_Supplied material_
################

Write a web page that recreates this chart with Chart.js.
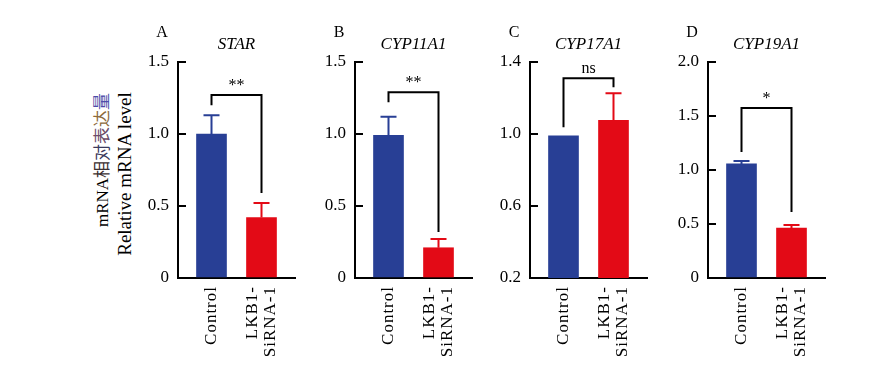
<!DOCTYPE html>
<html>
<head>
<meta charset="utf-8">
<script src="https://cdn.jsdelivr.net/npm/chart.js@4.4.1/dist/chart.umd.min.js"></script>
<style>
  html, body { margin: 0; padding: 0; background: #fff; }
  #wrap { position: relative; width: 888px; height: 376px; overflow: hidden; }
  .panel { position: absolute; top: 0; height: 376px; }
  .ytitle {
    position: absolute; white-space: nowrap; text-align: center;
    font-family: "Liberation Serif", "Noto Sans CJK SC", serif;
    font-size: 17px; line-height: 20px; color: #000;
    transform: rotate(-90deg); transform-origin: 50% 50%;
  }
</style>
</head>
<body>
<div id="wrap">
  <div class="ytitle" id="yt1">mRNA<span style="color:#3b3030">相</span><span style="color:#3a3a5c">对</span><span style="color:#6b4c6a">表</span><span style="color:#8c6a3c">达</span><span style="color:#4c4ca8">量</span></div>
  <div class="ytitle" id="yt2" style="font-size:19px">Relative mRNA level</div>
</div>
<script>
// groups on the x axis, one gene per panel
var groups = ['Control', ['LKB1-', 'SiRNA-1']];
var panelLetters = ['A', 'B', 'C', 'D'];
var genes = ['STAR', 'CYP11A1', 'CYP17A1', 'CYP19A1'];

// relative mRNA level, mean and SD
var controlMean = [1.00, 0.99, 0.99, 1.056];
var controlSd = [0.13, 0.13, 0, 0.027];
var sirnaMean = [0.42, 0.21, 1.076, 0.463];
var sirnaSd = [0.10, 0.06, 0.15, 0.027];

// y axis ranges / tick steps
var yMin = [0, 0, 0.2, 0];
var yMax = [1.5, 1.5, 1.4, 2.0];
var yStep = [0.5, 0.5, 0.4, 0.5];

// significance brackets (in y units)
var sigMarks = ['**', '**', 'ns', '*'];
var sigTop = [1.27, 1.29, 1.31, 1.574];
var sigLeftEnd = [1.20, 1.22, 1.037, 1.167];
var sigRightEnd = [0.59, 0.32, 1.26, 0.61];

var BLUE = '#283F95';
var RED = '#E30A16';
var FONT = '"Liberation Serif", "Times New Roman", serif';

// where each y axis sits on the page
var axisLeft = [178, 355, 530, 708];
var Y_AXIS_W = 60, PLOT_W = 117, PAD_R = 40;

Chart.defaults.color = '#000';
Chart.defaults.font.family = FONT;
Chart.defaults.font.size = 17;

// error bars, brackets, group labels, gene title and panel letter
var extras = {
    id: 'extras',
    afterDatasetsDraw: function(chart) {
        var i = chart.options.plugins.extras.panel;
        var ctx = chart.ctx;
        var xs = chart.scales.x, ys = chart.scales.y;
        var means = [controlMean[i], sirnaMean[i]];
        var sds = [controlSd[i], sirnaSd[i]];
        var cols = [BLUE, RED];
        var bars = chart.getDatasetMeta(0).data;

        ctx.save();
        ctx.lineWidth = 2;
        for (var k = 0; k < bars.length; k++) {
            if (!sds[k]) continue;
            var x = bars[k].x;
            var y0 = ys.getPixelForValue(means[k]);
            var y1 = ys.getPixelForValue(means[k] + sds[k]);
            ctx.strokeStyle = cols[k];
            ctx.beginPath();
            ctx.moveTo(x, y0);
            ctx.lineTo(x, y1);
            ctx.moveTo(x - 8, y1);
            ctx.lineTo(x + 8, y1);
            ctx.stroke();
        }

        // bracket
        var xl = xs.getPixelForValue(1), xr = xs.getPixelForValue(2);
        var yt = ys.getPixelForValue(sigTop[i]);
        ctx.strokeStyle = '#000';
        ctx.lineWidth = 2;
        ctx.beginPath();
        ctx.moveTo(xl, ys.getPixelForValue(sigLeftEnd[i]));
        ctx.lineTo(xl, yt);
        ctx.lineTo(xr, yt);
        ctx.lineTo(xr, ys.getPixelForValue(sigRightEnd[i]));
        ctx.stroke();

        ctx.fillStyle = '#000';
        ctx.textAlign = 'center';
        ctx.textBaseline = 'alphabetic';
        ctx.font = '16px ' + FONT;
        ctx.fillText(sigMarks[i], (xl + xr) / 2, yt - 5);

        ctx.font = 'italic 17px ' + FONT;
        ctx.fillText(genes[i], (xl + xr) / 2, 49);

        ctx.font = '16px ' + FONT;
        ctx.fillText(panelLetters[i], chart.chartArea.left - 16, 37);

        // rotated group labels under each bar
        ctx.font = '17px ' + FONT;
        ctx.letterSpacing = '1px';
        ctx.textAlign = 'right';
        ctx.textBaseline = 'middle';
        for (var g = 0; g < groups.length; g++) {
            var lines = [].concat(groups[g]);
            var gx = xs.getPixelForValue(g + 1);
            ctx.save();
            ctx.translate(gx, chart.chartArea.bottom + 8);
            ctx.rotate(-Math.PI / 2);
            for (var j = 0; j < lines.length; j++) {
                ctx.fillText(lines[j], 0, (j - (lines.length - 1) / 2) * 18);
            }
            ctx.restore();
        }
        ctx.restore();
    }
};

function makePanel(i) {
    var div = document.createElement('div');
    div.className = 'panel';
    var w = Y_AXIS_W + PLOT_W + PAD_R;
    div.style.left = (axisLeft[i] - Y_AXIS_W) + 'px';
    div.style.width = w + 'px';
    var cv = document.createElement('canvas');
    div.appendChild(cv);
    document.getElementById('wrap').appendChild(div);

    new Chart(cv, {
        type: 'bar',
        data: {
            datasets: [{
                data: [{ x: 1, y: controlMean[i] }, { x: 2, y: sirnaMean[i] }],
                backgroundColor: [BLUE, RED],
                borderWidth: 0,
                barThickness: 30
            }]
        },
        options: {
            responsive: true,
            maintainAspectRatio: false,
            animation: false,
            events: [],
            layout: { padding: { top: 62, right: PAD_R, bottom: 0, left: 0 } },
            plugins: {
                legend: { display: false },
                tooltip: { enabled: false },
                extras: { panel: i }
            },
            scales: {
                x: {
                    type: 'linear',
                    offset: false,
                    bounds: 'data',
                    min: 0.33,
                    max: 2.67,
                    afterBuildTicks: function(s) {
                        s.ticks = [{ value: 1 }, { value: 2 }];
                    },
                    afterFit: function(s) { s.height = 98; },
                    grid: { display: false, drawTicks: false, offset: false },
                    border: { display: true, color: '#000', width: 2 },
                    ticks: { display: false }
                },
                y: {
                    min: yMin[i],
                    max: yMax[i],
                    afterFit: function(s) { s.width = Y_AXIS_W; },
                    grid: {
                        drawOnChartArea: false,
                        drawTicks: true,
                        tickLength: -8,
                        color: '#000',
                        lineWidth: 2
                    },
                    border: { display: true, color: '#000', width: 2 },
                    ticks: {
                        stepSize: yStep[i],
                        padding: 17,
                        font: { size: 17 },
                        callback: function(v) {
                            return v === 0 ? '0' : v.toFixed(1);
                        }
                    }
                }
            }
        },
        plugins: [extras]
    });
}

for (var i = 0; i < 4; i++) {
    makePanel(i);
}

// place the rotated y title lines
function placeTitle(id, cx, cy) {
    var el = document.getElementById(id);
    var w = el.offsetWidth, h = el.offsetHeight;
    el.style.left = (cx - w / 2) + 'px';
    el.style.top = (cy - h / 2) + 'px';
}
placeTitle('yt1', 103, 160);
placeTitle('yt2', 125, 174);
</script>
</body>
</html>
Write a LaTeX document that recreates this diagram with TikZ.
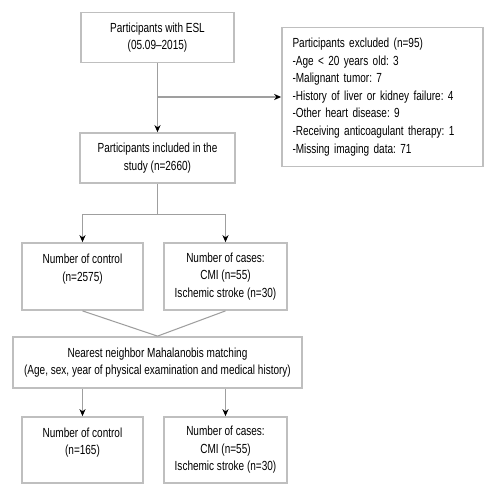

################

_Required task_
Extract the full listing above verbatim; pictures are to be left out of the copy.

_Full response_
Write a web page that recreates this chart with Chart.js.
<!DOCTYPE html>
<html>
<head>
<meta charset="utf-8">
<script src="https://cdn.jsdelivr.net/npm/chart.js@4.4.1/dist/chart.umd.min.js"></script>
<style>
  html, body { margin: 0; padding: 0; background: #fff; }
  #wrap { position: relative; width: 888px; height: 376px; overflow: hidden; }
  .panel { position: absolute; top: 0; height: 376px; }
  .ytitle {
    position: absolute; white-space: nowrap; text-align: center;
    font-family: "Liberation Serif", "Noto Sans CJK SC", serif;
    font-size: 17px; line-height: 20px; color: #000;
    transform: rotate(-90deg); transform-origin: 50% 50%;
  }
</style>
</head>
<body>
<div id="wrap">
  <div class="ytitle" id="yt1">mRNA<span style="color:#3b3030">相</span><span style="color:#3a3a5c">对</span><span style="color:#6b4c6a">表</span><span style="color:#8c6a3c">达</span><span style="color:#4c4ca8">量</span></div>
  <div class="ytitle" id="yt2" style="font-size:19px">Relative mRNA level</div>
</div>
<script>
// groups on the x axis, one gene per panel
var groups = ['Control', ['LKB1-', 'SiRNA-1']];
var panelLetters = ['A', 'B', 'C', 'D'];
var genes = ['STAR', 'CYP11A1', 'CYP17A1', 'CYP19A1'];

// relative mRNA level, mean and SD
var controlMean = [1.00, 0.99, 0.99, 1.056];
var controlSd = [0.13, 0.13, 0, 0.027];
var sirnaMean = [0.42, 0.21, 1.076, 0.463];
var sirnaSd = [0.10, 0.06, 0.15, 0.027];

// y axis ranges / tick steps
var yMin = [0, 0, 0.2, 0];
var yMax = [1.5, 1.5, 1.4, 2.0];
var yStep = [0.5, 0.5, 0.4, 0.5];

// significance brackets (in y units)
var sigMarks = ['**', '**', 'ns', '*'];
var sigTop = [1.27, 1.29, 1.31, 1.574];
var sigLeftEnd = [1.20, 1.22, 1.037, 1.167];
var sigRightEnd = [0.59, 0.32, 1.26, 0.61];

var BLUE = '#283F95';
var RED = '#E30A16';
var FONT = '"Liberation Serif", "Times New Roman", serif';

// where each y axis sits on the page
var axisLeft = [178, 355, 530, 708];
var Y_AXIS_W = 60, PLOT_W = 117, PAD_R = 40;

Chart.defaults.color = '#000';
Chart.defaults.font.family = FONT;
Chart.defaults.font.size = 17;

// error bars, brackets, group labels, gene title and panel letter
var extras = {
    id: 'extras',
    afterDatasetsDraw: function(chart) {
        var i = chart.options.plugins.extras.panel;
        var ctx = chart.ctx;
        var xs = chart.scales.x, ys = chart.scales.y;
        var means = [controlMean[i], sirnaMean[i]];
        var sds = [controlSd[i], sirnaSd[i]];
        var cols = [BLUE, RED];
        var bars = chart.getDatasetMeta(0).data;

        ctx.save();
        ctx.lineWidth = 2;
        for (var k = 0; k < bars.length; k++) {
            if (!sds[k]) continue;
            var x = bars[k].x;
            var y0 = ys.getPixelForValue(means[k]);
            var y1 = ys.getPixelForValue(means[k] + sds[k]);
            ctx.strokeStyle = cols[k];
            ctx.beginPath();
            ctx.moveTo(x, y0);
            ctx.lineTo(x, y1);
            ctx.moveTo(x - 8, y1);
            ctx.lineTo(x + 8, y1);
            ctx.stroke();
        }

        // bracket
        var xl = xs.getPixelForValue(1), xr = xs.getPixelForValue(2);
        var yt = ys.getPixelForValue(sigTop[i]);
        ctx.strokeStyle = '#000';
        ctx.lineWidth = 2;
        ctx.beginPath();
        ctx.moveTo(xl, ys.getPixelForValue(sigLeftEnd[i]));
        ctx.lineTo(xl, yt);
        ctx.lineTo(xr, yt);
        ctx.lineTo(xr, ys.getPixelForValue(sigRightEnd[i]));
        ctx.stroke();

        ctx.fillStyle = '#000';
        ctx.textAlign = 'center';
        ctx.textBaseline = 'alphabetic';
        ctx.font = '16px ' + FONT;
        ctx.fillText(sigMarks[i], (xl + xr) / 2, yt - 5);

        ctx.font = 'italic 17px ' + FONT;
        ctx.fillText(genes[i], (xl + xr) / 2, 49);

        ctx.font = '16px ' + FONT;
        ctx.fillText(panelLetters[i], chart.chartArea.left - 16, 37);

        // rotated group labels under each bar
        ctx.font = '17px ' + FONT;
        ctx.letterSpacing = '1px';
        ctx.textAlign = 'right';
        ctx.textBaseline = 'middle';
        for (var g = 0; g < groups.length; g++) {
            var lines = [].concat(groups[g]);
            var gx = xs.getPixelForValue(g + 1);
            ctx.save();
            ctx.translate(gx, chart.chartArea.bottom + 8);
            ctx.rotate(-Math.PI / 2);
            for (var j = 0; j < lines.length; j++) {
                ctx.fillText(lines[j], 0, (j - (lines.length - 1) / 2) * 18);
            }
            ctx.restore();
        }
        ctx.restore();
    }
};

function makePanel(i) {
    var div = document.createElement('div');
    div.className = 'panel';
    var w = Y_AXIS_W + PLOT_W + PAD_R;
    div.style.left = (axisLeft[i] - Y_AXIS_W) + 'px';
    div.style.width = w + 'px';
    var cv = document.createElement('canvas');
    div.appendChild(cv);
    document.getElementById('wrap').appendChild(div);

    new Chart(cv, {
        type: 'bar',
        data: {
            datasets: [{
                data: [{ x: 1, y: controlMean[i] }, { x: 2, y: sirnaMean[i] }],
                backgroundColor: [BLUE, RED],
                borderWidth: 0,
                barThickness: 30
            }]
        },
        options: {
            responsive: true,
            maintainAspectRatio: false,
            animation: false,
            events: [],
            layout: { padding: { top: 62, right: PAD_R, bottom: 0, left: 0 } },
            plugins: {
                legend: { display: false },
                tooltip: { enabled: false },
                extras: { panel: i }
            },
            scales: {
                x: {
                    type: 'linear',
                    offset: false,
                    bounds: 'data',
                    min: 0.33,
                    max: 2.67,
                    afterBuildTicks: function(s) {
                        s.ticks = [{ value: 1 }, { value: 2 }];
                    },
                    afterFit: function(s) { s.height = 98; },
                    grid: { display: false, drawTicks: false, offset: false },
                    border: { display: true, color: '#000', width: 2 },
                    ticks: { display: false }
                },
                y: {
                    min: yMin[i],
                    max: yMax[i],
                    afterFit: function(s) { s.width = Y_AXIS_W; },
                    grid: {
                        drawOnChartArea: false,
                        drawTicks: true,
                        tickLength: -8,
                        color: '#000',
                        lineWidth: 2
                    },
                    border: { display: true, color: '#000', width: 2 },
                    ticks: {
                        stepSize: yStep[i],
                        padding: 17,
                        font: { size: 17 },
                        callback: function(v) {
                            return v === 0 ? '0' : v.toFixed(1);
                        }
                    }
                }
            }
        },
        plugins: [extras]
    });
}

for (var i = 0; i < 4; i++) {
    makePanel(i);
}

// place the rotated y title lines
function placeTitle(id, cx, cy) {
    var el = document.getElementById(id);
    var w = el.offsetWidth, h = el.offsetHeight;
    el.style.left = (cx - w / 2) + 'px';
    el.style.top = (cy - h / 2) + 'px';
}
placeTitle('yt1', 103, 160);
placeTitle('yt2', 125, 174);
</script>
</body>
</html>
Write a LaTeX document that recreates this diagram with TikZ.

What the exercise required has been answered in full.